# Using multitool as can opener



## Will2 (Mar 20, 2013)

I know it probably has a can opener on it, I just didn't read up, and spontaneously figured out a way to open my cans.


----------



## Urinal Cake (Oct 19, 2013)

And then there's this by our very own Toronto Gal's Brother:bs:


----------



## Slippy (Nov 14, 2013)

Will2
Please be careful with that multi-tool. I do not want to hear about you cutting your hand up.



Will2 said:


> I know it probably has a can opener on it, I just didn't read up, and spontaneously figured out a way to open my cans.


----------



## Arklatex (May 24, 2014)

P.S. most multitools have a can opener on them...


----------



## tinkerhell (Oct 8, 2014)

Will, if your multitool is a leatherman, go to the leatherman website and they have detailed instructions for each tool.

Basically, you should have a tool similar to the ones in this YouTube video


----------



## SOCOM42 (Nov 9, 2012)

If we did not have a p-38 can opener for c-rats, we used a bayonet, punch it down into the can at even spacing,
allowing the new cut to go into the previous one.
About half to three quarter of the way around, use the blade to pry lid open. 
Save the can for the concertina wire.

I don't own a multi tool.


----------



## tinkerhell (Oct 8, 2014)

in my opinion, opening the can with a single pass of a knife is a pain in the arse. you have to try to get each cut to run into the previous cut which allows the blade to sink into the can too far, making it necessary to work the blade back and forth to remove it.

my prefered method takes more cuts, but the blade never gets stuck in the can....

1 - with just a hunting knife, cut like this _ _ _ _ _ _ around the top of the can, leaving just a tiny tab of metal between cuts.
2 - then make a second pass removing the small tabs of metal that you did not cut on the first pass. 

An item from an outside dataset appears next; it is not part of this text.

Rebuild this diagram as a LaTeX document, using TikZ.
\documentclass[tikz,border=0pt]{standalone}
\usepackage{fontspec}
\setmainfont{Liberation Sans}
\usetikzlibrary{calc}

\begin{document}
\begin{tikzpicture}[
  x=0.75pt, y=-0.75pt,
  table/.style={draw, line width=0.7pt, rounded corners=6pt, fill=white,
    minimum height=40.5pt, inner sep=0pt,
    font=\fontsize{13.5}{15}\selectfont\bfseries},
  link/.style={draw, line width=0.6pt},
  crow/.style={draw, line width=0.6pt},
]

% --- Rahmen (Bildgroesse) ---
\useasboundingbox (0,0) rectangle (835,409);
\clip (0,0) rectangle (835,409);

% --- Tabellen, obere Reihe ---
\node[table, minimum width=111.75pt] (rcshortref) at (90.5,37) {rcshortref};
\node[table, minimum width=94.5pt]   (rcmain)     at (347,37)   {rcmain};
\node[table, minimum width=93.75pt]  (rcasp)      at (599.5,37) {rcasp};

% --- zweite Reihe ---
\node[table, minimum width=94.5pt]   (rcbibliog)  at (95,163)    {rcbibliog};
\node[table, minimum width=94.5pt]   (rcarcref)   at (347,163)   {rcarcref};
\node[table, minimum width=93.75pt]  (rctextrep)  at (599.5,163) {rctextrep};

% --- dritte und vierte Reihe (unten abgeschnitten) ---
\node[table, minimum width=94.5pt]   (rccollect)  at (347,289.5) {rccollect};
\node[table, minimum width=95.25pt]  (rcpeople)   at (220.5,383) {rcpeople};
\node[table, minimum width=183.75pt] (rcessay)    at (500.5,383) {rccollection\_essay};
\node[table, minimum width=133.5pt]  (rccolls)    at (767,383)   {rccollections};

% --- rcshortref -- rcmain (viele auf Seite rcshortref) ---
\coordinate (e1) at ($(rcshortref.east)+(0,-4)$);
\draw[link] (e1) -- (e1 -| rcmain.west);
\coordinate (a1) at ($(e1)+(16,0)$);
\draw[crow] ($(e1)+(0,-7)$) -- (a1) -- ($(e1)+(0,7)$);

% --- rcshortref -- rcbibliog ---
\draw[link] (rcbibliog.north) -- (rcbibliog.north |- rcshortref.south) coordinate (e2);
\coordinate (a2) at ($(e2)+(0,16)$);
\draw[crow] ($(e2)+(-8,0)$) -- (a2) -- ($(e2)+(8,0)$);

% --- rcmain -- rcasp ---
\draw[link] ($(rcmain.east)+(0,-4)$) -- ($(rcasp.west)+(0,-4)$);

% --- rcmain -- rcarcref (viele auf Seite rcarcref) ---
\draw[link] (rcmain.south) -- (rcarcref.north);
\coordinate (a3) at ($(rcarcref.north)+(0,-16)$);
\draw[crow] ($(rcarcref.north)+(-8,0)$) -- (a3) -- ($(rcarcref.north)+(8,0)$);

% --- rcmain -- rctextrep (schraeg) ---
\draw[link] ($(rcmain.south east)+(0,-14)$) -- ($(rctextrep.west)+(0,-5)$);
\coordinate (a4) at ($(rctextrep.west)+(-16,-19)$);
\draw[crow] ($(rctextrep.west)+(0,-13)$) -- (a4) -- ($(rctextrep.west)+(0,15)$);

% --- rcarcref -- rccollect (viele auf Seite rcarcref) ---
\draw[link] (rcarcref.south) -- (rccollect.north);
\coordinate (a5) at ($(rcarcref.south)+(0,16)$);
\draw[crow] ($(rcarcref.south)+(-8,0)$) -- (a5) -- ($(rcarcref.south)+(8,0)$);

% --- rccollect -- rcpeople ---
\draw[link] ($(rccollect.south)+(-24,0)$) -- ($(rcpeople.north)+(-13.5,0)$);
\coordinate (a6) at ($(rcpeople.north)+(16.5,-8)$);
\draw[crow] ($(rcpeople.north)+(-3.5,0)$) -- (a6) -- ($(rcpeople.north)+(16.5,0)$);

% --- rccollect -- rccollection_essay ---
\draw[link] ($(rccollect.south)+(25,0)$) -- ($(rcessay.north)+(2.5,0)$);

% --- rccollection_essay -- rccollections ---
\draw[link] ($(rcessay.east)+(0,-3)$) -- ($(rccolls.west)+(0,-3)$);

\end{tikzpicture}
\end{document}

I checked youtube and could not find an example of this. might have to make my own video


----------



## tinkerhell (Oct 8, 2014)

SOCOM42 said:


> If we did not have a p-38 can opener for c-rats, we used a bayonet, punch it down into the can at even spacing,
> allowing the new cut to go into the previous one.
> About half to three quarter of the way around, use the blade to pry lid open.
> Save the can for the concertina wire.
> ...


I think I saw a #10 can with 100 can openers inside it......the question is, how to open it. LOL


----------



## 1skrewsloose (Jun 3, 2013)

I harp on the fact that multi-tools still have can and bottle openers. For pete's sake, if you have a decent knife, you can open any can or bottle! In my mind can and bottle openers should be outlawed on a multi-tool. jmho. Was impressed with the can on cement opener thing!!


----------



## tinkerhell (Oct 8, 2014)

Will, I was looking at one of your other videos where you are using your multitool, I definitely saw a can opener on it. Cheers!


----------



## SOCOM42 (Nov 9, 2012)

tinkerhell said:


> in my opinion, opening the can with a single pass of a knife is a pain in the arse. you have to try to get each cut to run into the previous cut which allows the blade to sink into the can too far, making it necessary to work the blade back and forth to remove it.
> 
> my prefered method takes more cuts, but the blade never gets stuck in the can....
> 
> ...


This is basically what I am saying, minus the remaining piece.
The bayonet blade only goes in about a half inch, no pulling required to remove, only the curved nose partially goes in.
I have opened many c-rat cans that way, works better in the winter than a p38 when your hands are near frozen.


----------



## XDs (Nov 24, 2015)

Or ya just use the plyers end hell of a lot faster and easier.


----------



## Moonshinedave (Mar 28, 2013)

Will, least you didn't slice any fingers open, I'll give you an A+ for that.


----------